What is being asked: Repeat the listing exactly as given, omitting every image.

Data lines:
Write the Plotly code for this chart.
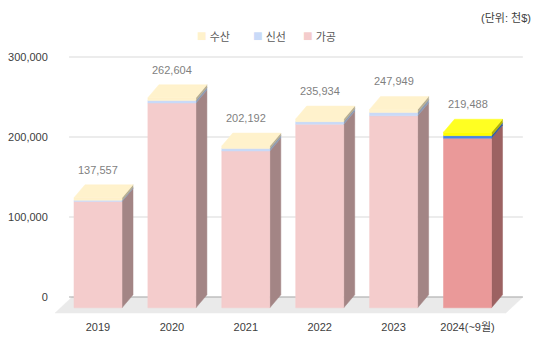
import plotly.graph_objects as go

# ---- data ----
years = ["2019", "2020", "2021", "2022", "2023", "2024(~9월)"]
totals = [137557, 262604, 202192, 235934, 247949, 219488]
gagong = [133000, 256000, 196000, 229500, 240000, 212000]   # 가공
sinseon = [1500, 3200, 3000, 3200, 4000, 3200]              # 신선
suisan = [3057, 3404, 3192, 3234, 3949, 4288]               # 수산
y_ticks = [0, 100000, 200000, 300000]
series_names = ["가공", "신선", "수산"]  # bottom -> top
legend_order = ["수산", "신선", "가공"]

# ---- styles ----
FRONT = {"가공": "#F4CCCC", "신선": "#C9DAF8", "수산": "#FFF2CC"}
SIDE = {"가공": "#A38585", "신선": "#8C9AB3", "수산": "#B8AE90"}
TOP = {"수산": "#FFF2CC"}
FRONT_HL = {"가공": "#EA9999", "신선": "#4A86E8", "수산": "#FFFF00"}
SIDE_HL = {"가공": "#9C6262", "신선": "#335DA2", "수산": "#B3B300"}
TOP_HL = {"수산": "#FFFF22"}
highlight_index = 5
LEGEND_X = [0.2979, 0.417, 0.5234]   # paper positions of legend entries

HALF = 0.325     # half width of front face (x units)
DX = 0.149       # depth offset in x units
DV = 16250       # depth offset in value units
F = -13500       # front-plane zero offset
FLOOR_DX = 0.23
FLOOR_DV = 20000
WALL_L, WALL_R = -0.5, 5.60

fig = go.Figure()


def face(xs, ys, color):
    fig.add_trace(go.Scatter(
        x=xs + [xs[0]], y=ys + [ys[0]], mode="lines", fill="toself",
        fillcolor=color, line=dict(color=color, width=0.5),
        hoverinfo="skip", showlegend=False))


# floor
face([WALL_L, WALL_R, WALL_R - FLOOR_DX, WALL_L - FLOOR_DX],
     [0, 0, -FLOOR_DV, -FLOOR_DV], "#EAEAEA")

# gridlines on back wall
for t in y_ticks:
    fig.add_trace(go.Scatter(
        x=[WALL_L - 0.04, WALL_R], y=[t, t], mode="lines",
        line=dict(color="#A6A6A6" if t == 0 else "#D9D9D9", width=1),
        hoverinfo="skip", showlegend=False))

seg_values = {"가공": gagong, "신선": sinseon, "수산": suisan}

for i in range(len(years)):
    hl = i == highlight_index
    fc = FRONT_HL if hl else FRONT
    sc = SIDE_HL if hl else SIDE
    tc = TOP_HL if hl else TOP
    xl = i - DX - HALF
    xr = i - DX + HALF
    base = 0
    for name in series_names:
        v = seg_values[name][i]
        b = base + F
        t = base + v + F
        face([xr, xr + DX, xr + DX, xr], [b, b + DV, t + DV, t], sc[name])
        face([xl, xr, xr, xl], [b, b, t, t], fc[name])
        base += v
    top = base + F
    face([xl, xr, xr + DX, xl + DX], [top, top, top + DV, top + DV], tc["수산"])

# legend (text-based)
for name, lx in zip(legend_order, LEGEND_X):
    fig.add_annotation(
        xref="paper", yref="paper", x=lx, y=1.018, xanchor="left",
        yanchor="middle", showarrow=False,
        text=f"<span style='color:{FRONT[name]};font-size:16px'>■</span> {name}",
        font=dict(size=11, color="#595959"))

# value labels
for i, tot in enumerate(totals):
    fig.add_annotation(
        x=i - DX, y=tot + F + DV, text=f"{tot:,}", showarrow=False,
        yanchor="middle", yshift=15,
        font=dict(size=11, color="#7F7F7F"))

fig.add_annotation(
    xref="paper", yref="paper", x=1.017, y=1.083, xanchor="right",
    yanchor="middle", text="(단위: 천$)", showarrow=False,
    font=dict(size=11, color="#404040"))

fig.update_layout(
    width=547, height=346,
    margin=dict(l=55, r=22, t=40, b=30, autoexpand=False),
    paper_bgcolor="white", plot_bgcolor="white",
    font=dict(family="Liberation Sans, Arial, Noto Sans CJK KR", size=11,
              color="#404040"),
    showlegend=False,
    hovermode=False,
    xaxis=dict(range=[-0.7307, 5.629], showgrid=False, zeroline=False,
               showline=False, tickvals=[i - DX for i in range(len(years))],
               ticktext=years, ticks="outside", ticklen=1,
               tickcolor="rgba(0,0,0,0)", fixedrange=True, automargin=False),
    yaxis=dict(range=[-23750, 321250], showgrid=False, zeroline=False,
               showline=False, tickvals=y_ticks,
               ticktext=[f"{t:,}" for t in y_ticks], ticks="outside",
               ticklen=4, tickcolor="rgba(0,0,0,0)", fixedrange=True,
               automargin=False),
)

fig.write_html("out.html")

Reply:
Write the Plotly code for this chart.
import plotly.graph_objects as go

# ---- data ----
years = ["2019", "2020", "2021", "2022", "2023", "2024(~9월)"]
totals = [137557, 262604, 202192, 235934, 247949, 219488]
gagong = [133000, 256000, 196000, 229500, 240000, 212000]   # 가공
sinseon = [1500, 3200, 3000, 3200, 4000, 3200]              # 신선
suisan = [3057, 3404, 3192, 3234, 3949, 4288]               # 수산
y_ticks = [0, 100000, 200000, 300000]
series_names = ["가공", "신선", "수산"]  # bottom -> top
legend_order = ["수산", "신선", "가공"]

# ---- styles ----
FRONT = {"가공": "#F4CCCC", "신선": "#C9DAF8", "수산": "#FFF2CC"}
SIDE = {"가공": "#A38585", "신선": "#8C9AB3", "수산": "#B8AE90"}
TOP = {"수산": "#FFF2CC"}
FRONT_HL = {"가공": "#EA9999", "신선": "#4A86E8", "수산": "#FFFF00"}
SIDE_HL = {"가공": "#9C6262", "신선": "#335DA2", "수산": "#B3B300"}
TOP_HL = {"수산": "#FFFF22"}
highlight_index = 5
LEGEND_X = [0.2979, 0.417, 0.5234]   # paper positions of legend entries

HALF = 0.325     # half width of front face (x units)
DX = 0.149       # depth offset in x units
DV = 16250       # depth offset in value units
F = -13500       # front-plane zero offset
FLOOR_DX = 0.23
FLOOR_DV = 20000
WALL_L, WALL_R = -0.5, 5.60

fig = go.Figure()


def face(xs, ys, color):
    fig.add_trace(go.Scatter(
        x=xs + [xs[0]], y=ys + [ys[0]], mode="lines", fill="toself",
        fillcolor=color, line=dict(color=color, width=0.5),
        hoverinfo="skip", showlegend=False))


# floor
face([WALL_L, WALL_R, WALL_R - FLOOR_DX, WALL_L - FLOOR_DX],
     [0, 0, -FLOOR_DV, -FLOOR_DV], "#EAEAEA")

# gridlines on back wall
for t in y_ticks:
    fig.add_trace(go.Scatter(
        x=[WALL_L - 0.04, WALL_R], y=[t, t], mode="lines",
        line=dict(color="#A6A6A6" if t == 0 else "#D9D9D9", width=1),
        hoverinfo="skip", showlegend=False))

seg_values = {"가공": gagong, "신선": sinseon, "수산": suisan}

for i in range(len(years)):
    hl = i == highlight_index
    fc = FRONT_HL if hl else FRONT
    sc = SIDE_HL if hl else SIDE
    tc = TOP_HL if hl else TOP
    xl = i - DX - HALF
    xr = i - DX + HALF
    base = 0
    for name in series_names:
        v = seg_values[name][i]
        b = base + F
        t = base + v + F
        face([xr, xr + DX, xr + DX, xr], [b, b + DV, t + DV, t], sc[name])
        face([xl, xr, xr, xl], [b, b, t, t], fc[name])
        base += v
    top = base + F
    face([xl, xr, xr + DX, xl + DX], [top, top, top + DV, top + DV], tc["수산"])

# legend (text-based)
for name, lx in zip(legend_order, LEGEND_X):
    fig.add_annotation(
        xref="paper", yref="paper", x=lx, y=1.018, xanchor="left",
        yanchor="middle", showarrow=False,
        text=f"<span style='color:{FRONT[name]};font-size:16px'>■</span> {name}",
        font=dict(size=11, color="#595959"))

# value labels
for i, tot in enumerate(totals):
    fig.add_annotation(
        x=i - DX, y=tot + F + DV, text=f"{tot:,}", showarrow=False,
        yanchor="middle", yshift=15,
        font=dict(size=11, color="#7F7F7F"))

fig.add_annotation(
    xref="paper", yref="paper", x=1.017, y=1.083, xanchor="right",
    yanchor="middle", text="(단위: 천$)", showarrow=False,
    font=dict(size=11, color="#404040"))

fig.update_layout(
    width=547, height=346,
    margin=dict(l=55, r=22, t=40, b=30, autoexpand=False),
    paper_bgcolor="white", plot_bgcolor="white",
    font=dict(family="Liberation Sans, Arial, Noto Sans CJK KR", size=11,
              color="#404040"),
    showlegend=False,
    hovermode=False,
    xaxis=dict(range=[-0.7307, 5.629], showgrid=False, zeroline=False,
               showline=False, tickvals=[i - DX for i in range(len(years))],
               ticktext=years, ticks="outside", ticklen=1,
               tickcolor="rgba(0,0,0,0)", fixedrange=True, automargin=False),
    yaxis=dict(range=[-23750, 321250], showgrid=False, zeroline=False,
               showline=False, tickvals=y_ticks,
               ticktext=[f"{t:,}" for t in y_ticks], ticks="outside",
               ticklen=4, tickcolor="rgba(0,0,0,0)", fixedrange=True,
               automargin=False),
)

fig.write_html("out.html")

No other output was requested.